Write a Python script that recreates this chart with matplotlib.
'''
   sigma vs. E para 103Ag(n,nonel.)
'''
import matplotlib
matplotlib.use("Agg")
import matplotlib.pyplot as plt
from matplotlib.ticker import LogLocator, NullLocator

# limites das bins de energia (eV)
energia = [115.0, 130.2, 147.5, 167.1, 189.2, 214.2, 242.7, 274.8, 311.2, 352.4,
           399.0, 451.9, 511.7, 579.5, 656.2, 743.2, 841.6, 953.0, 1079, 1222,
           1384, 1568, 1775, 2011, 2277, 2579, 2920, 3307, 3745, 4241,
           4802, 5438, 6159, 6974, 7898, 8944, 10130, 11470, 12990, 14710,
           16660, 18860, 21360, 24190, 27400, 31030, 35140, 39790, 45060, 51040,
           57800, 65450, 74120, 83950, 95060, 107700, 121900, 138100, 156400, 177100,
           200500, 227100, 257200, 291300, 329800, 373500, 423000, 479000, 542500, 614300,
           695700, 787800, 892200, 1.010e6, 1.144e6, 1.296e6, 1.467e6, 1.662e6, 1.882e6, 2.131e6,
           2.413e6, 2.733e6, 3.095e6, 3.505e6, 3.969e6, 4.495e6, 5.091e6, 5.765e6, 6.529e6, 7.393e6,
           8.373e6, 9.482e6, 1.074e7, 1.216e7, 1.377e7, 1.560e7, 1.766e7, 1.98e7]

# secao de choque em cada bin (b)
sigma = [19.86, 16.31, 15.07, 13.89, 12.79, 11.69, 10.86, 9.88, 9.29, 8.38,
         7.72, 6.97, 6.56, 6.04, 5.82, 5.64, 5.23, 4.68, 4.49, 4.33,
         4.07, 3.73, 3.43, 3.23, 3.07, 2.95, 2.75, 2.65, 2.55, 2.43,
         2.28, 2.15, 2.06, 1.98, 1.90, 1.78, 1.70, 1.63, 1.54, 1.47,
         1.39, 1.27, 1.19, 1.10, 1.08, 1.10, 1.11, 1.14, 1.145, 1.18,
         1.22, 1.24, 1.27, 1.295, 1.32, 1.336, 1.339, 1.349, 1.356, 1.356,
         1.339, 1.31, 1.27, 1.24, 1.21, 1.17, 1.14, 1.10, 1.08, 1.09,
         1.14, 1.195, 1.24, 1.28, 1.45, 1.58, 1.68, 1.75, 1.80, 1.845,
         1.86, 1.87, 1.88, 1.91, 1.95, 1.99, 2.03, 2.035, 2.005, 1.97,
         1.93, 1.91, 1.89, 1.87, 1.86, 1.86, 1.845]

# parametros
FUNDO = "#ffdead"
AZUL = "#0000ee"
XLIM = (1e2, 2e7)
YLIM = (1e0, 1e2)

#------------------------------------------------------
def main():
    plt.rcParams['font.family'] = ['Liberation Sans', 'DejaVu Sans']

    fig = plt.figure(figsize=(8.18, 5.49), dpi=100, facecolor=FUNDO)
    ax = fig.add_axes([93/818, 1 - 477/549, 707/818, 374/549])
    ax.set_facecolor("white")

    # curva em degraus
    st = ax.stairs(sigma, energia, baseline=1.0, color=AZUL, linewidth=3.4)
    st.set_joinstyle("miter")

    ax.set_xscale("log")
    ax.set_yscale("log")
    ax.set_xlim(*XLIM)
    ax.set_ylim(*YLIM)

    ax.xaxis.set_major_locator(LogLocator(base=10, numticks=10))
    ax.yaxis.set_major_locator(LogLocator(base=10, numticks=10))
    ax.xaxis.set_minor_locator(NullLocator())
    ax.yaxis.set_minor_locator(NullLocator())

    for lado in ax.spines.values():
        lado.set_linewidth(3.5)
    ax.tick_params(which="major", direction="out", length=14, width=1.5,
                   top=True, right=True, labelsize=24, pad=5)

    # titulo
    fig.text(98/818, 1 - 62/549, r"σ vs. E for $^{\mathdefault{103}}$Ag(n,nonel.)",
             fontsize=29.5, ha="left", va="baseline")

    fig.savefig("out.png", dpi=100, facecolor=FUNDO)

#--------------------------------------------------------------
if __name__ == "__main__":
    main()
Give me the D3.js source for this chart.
────────────────────
▸ SET TASK
Go through the listing above and restate it word for word.

▸ FINAL RESULT
Write a Python script that recreates this chart with matplotlib.
'''
   sigma vs. E para 103Ag(n,nonel.)
'''
import matplotlib
matplotlib.use("Agg")
import matplotlib.pyplot as plt
from matplotlib.ticker import LogLocator, NullLocator

# limites das bins de energia (eV)
energia = [115.0, 130.2, 147.5, 167.1, 189.2, 214.2, 242.7, 274.8, 311.2, 352.4,
           399.0, 451.9, 511.7, 579.5, 656.2, 743.2, 841.6, 953.0, 1079, 1222,
           1384, 1568, 1775, 2011, 2277, 2579, 2920, 3307, 3745, 4241,
           4802, 5438, 6159, 6974, 7898, 8944, 10130, 11470, 12990, 14710,
           16660, 18860, 21360, 24190, 27400, 31030, 35140, 39790, 45060, 51040,
           57800, 65450, 74120, 83950, 95060, 107700, 121900, 138100, 156400, 177100,
           200500, 227100, 257200, 291300, 329800, 373500, 423000, 479000, 542500, 614300,
           695700, 787800, 892200, 1.010e6, 1.144e6, 1.296e6, 1.467e6, 1.662e6, 1.882e6, 2.131e6,
           2.413e6, 2.733e6, 3.095e6, 3.505e6, 3.969e6, 4.495e6, 5.091e6, 5.765e6, 6.529e6, 7.393e6,
           8.373e6, 9.482e6, 1.074e7, 1.216e7, 1.377e7, 1.560e7, 1.766e7, 1.98e7]

# secao de choque em cada bin (b)
sigma = [19.86, 16.31, 15.07, 13.89, 12.79, 11.69, 10.86, 9.88, 9.29, 8.38,
         7.72, 6.97, 6.56, 6.04, 5.82, 5.64, 5.23, 4.68, 4.49, 4.33,
         4.07, 3.73, 3.43, 3.23, 3.07, 2.95, 2.75, 2.65, 2.55, 2.43,
         2.28, 2.15, 2.06, 1.98, 1.90, 1.78, 1.70, 1.63, 1.54, 1.47,
         1.39, 1.27, 1.19, 1.10, 1.08, 1.10, 1.11, 1.14, 1.145, 1.18,
         1.22, 1.24, 1.27, 1.295, 1.32, 1.336, 1.339, 1.349, 1.356, 1.356,
         1.339, 1.31, 1.27, 1.24, 1.21, 1.17, 1.14, 1.10, 1.08, 1.09,
         1.14, 1.195, 1.24, 1.28, 1.45, 1.58, 1.68, 1.75, 1.80, 1.845,
         1.86, 1.87, 1.88, 1.91, 1.95, 1.99, 2.03, 2.035, 2.005, 1.97,
         1.93, 1.91, 1.89, 1.87, 1.86, 1.86, 1.845]

# parametros
FUNDO = "#ffdead"
AZUL = "#0000ee"
XLIM = (1e2, 2e7)
YLIM = (1e0, 1e2)

#------------------------------------------------------
def main():
    plt.rcParams['font.family'] = ['Liberation Sans', 'DejaVu Sans']

    fig = plt.figure(figsize=(8.18, 5.49), dpi=100, facecolor=FUNDO)
    ax = fig.add_axes([93/818, 1 - 477/549, 707/818, 374/549])
    ax.set_facecolor("white")

    # curva em degraus
    st = ax.stairs(sigma, energia, baseline=1.0, color=AZUL, linewidth=3.4)
    st.set_joinstyle("miter")

    ax.set_xscale("log")
    ax.set_yscale("log")
    ax.set_xlim(*XLIM)
    ax.set_ylim(*YLIM)

    ax.xaxis.set_major_locator(LogLocator(base=10, numticks=10))
    ax.yaxis.set_major_locator(LogLocator(base=10, numticks=10))
    ax.xaxis.set_minor_locator(NullLocator())
    ax.yaxis.set_minor_locator(NullLocator())

    for lado in ax.spines.values():
        lado.set_linewidth(3.5)
    ax.tick_params(which="major", direction="out", length=14, width=1.5,
                   top=True, right=True, labelsize=24, pad=5)

    # titulo
    fig.text(98/818, 1 - 62/549, r"σ vs. E for $^{\mathdefault{103}}$Ag(n,nonel.)",
             fontsize=29.5, ha="left", va="baseline")

    fig.savefig("out.png", dpi=100, facecolor=FUNDO)

#--------------------------------------------------------------
if __name__ == "__main__":
    main()
Give me the D3.js source for this chart.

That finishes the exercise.